--- Start ---

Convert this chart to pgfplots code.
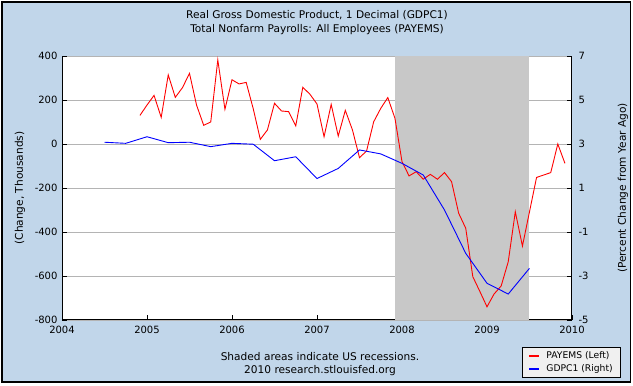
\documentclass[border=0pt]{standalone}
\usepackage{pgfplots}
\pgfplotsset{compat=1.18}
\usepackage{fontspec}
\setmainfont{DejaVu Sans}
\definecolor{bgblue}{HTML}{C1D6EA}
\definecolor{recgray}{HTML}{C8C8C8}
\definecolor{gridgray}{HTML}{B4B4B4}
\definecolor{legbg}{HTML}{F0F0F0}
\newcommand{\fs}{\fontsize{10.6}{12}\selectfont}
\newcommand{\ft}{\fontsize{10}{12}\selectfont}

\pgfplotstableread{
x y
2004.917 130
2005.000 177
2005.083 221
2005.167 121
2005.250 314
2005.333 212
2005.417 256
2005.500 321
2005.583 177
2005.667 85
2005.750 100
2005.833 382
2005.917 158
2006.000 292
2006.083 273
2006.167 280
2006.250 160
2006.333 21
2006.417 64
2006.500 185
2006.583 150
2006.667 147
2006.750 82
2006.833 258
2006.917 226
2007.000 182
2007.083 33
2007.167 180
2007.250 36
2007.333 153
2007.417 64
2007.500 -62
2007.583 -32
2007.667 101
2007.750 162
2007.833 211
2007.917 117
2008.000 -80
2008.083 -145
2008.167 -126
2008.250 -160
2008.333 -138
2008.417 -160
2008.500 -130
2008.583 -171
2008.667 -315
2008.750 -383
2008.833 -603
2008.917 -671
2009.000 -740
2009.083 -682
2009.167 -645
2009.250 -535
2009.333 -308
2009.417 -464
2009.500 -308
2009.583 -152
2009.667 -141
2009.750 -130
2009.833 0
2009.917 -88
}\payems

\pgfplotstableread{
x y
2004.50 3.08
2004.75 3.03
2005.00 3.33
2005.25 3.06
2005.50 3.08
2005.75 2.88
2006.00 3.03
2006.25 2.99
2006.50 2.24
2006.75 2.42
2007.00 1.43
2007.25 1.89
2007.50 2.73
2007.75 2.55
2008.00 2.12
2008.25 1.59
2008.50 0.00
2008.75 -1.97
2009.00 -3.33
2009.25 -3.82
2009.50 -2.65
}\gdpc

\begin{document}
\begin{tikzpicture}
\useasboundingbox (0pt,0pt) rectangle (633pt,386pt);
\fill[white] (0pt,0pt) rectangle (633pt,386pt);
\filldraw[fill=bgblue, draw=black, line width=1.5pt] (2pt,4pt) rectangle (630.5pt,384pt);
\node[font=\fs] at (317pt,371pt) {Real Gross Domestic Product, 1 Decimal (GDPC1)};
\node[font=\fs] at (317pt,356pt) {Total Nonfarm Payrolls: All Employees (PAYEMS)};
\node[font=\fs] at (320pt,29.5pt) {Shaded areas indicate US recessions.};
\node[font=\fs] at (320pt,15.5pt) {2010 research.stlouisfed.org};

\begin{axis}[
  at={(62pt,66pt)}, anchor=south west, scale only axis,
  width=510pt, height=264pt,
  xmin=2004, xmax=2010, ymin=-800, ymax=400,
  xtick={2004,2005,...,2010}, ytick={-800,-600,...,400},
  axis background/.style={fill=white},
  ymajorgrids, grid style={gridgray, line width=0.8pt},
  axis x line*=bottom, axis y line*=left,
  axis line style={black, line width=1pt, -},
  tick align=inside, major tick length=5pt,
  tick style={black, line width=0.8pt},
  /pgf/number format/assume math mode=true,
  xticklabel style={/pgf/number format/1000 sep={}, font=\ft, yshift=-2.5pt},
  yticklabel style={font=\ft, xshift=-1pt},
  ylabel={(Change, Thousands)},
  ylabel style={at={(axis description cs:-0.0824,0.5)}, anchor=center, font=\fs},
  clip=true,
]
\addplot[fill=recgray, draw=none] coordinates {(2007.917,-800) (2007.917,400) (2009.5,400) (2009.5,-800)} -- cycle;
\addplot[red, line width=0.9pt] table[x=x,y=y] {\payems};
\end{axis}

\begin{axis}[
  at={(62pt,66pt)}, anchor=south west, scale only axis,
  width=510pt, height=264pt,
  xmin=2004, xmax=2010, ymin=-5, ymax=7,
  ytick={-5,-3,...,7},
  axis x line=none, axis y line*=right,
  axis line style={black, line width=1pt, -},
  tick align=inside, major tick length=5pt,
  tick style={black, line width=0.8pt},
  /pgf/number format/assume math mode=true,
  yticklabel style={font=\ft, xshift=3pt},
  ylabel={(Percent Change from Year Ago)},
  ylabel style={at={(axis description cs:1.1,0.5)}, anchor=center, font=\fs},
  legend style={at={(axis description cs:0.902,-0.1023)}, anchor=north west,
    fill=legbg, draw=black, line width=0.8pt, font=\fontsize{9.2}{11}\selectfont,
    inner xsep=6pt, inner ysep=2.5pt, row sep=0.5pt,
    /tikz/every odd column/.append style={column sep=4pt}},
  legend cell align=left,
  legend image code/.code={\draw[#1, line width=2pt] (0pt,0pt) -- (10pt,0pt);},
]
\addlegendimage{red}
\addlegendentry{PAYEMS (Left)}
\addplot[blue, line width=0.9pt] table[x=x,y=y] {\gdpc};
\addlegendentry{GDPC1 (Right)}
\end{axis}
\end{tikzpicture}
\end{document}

--- End ---

Problem description = Give all the lines above again, character for character, without pictures.

Response to the exercise =
Convert this chart to pgfplots code.
\documentclass[border=0pt]{standalone}
\usepackage{pgfplots}
\pgfplotsset{compat=1.18}
\usepackage{fontspec}
\setmainfont{DejaVu Sans}
\definecolor{bgblue}{HTML}{C1D6EA}
\definecolor{recgray}{HTML}{C8C8C8}
\definecolor{gridgray}{HTML}{B4B4B4}
\definecolor{legbg}{HTML}{F0F0F0}
\newcommand{\fs}{\fontsize{10.6}{12}\selectfont}
\newcommand{\ft}{\fontsize{10}{12}\selectfont}

\pgfplotstableread{
x y
2004.917 130
2005.000 177
2005.083 221
2005.167 121
2005.250 314
2005.333 212
2005.417 256
2005.500 321
2005.583 177
2005.667 85
2005.750 100
2005.833 382
2005.917 158
2006.000 292
2006.083 273
2006.167 280
2006.250 160
2006.333 21
2006.417 64
2006.500 185
2006.583 150
2006.667 147
2006.750 82
2006.833 258
2006.917 226
2007.000 182
2007.083 33
2007.167 180
2007.250 36
2007.333 153
2007.417 64
2007.500 -62
2007.583 -32
2007.667 101
2007.750 162
2007.833 211
2007.917 117
2008.000 -80
2008.083 -145
2008.167 -126
2008.250 -160
2008.333 -138
2008.417 -160
2008.500 -130
2008.583 -171
2008.667 -315
2008.750 -383
2008.833 -603
2008.917 -671
2009.000 -740
2009.083 -682
2009.167 -645
2009.250 -535
2009.333 -308
2009.417 -464
2009.500 -308
2009.583 -152
2009.667 -141
2009.750 -130
2009.833 0
2009.917 -88
}\payems

\pgfplotstableread{
x y
2004.50 3.08
2004.75 3.03
2005.00 3.33
2005.25 3.06
2005.50 3.08
2005.75 2.88
2006.00 3.03
2006.25 2.99
2006.50 2.24
2006.75 2.42
2007.00 1.43
2007.25 1.89
2007.50 2.73
2007.75 2.55
2008.00 2.12
2008.25 1.59
2008.50 0.00
2008.75 -1.97
2009.00 -3.33
2009.25 -3.82
2009.50 -2.65
}\gdpc

\begin{document}
\begin{tikzpicture}
\useasboundingbox (0pt,0pt) rectangle (633pt,386pt);
\fill[white] (0pt,0pt) rectangle (633pt,386pt);
\filldraw[fill=bgblue, draw=black, line width=1.5pt] (2pt,4pt) rectangle (630.5pt,384pt);
\node[font=\fs] at (317pt,371pt) {Real Gross Domestic Product, 1 Decimal (GDPC1)};
\node[font=\fs] at (317pt,356pt) {Total Nonfarm Payrolls: All Employees (PAYEMS)};
\node[font=\fs] at (320pt,29.5pt) {Shaded areas indicate US recessions.};
\node[font=\fs] at (320pt,15.5pt) {2010 research.stlouisfed.org};

\begin{axis}[
  at={(62pt,66pt)}, anchor=south west, scale only axis,
  width=510pt, height=264pt,
  xmin=2004, xmax=2010, ymin=-800, ymax=400,
  xtick={2004,2005,...,2010}, ytick={-800,-600,...,400},
  axis background/.style={fill=white},
  ymajorgrids, grid style={gridgray, line width=0.8pt},
  axis x line*=bottom, axis y line*=left,
  axis line style={black, line width=1pt, -},
  tick align=inside, major tick length=5pt,
  tick style={black, line width=0.8pt},
  /pgf/number format/assume math mode=true,
  xticklabel style={/pgf/number format/1000 sep={}, font=\ft, yshift=-2.5pt},
  yticklabel style={font=\ft, xshift=-1pt},
  ylabel={(Change, Thousands)},
  ylabel style={at={(axis description cs:-0.0824,0.5)}, anchor=center, font=\fs},
  clip=true,
]
\addplot[fill=recgray, draw=none] coordinates {(2007.917,-800) (2007.917,400) (2009.5,400) (2009.5,-800)} -- cycle;
\addplot[red, line width=0.9pt] table[x=x,y=y] {\payems};
\end{axis}

\begin{axis}[
  at={(62pt,66pt)}, anchor=south west, scale only axis,
  width=510pt, height=264pt,
  xmin=2004, xmax=2010, ymin=-5, ymax=7,
  ytick={-5,-3,...,7},
  axis x line=none, axis y line*=right,
  axis line style={black, line width=1pt, -},
  tick align=inside, major tick length=5pt,
  tick style={black, line width=0.8pt},
  /pgf/number format/assume math mode=true,
  yticklabel style={font=\ft, xshift=3pt},
  ylabel={(Percent Change from Year Ago)},
  ylabel style={at={(axis description cs:1.1,0.5)}, anchor=center, font=\fs},
  legend style={at={(axis description cs:0.902,-0.1023)}, anchor=north west,
    fill=legbg, draw=black, line width=0.8pt, font=\fontsize{9.2}{11}\selectfont,
    inner xsep=6pt, inner ysep=2.5pt, row sep=0.5pt,
    /tikz/every odd column/.append style={column sep=4pt}},
  legend cell align=left,
  legend image code/.code={\draw[#1, line width=2pt] (0pt,0pt) -- (10pt,0pt);},
]
\addlegendimage{red}
\addlegendentry{PAYEMS (Left)}
\addplot[blue, line width=0.9pt] table[x=x,y=y] {\gdpc};
\addlegendentry{GDPC1 (Right)}
\end{axis}
\end{tikzpicture}
\end{document}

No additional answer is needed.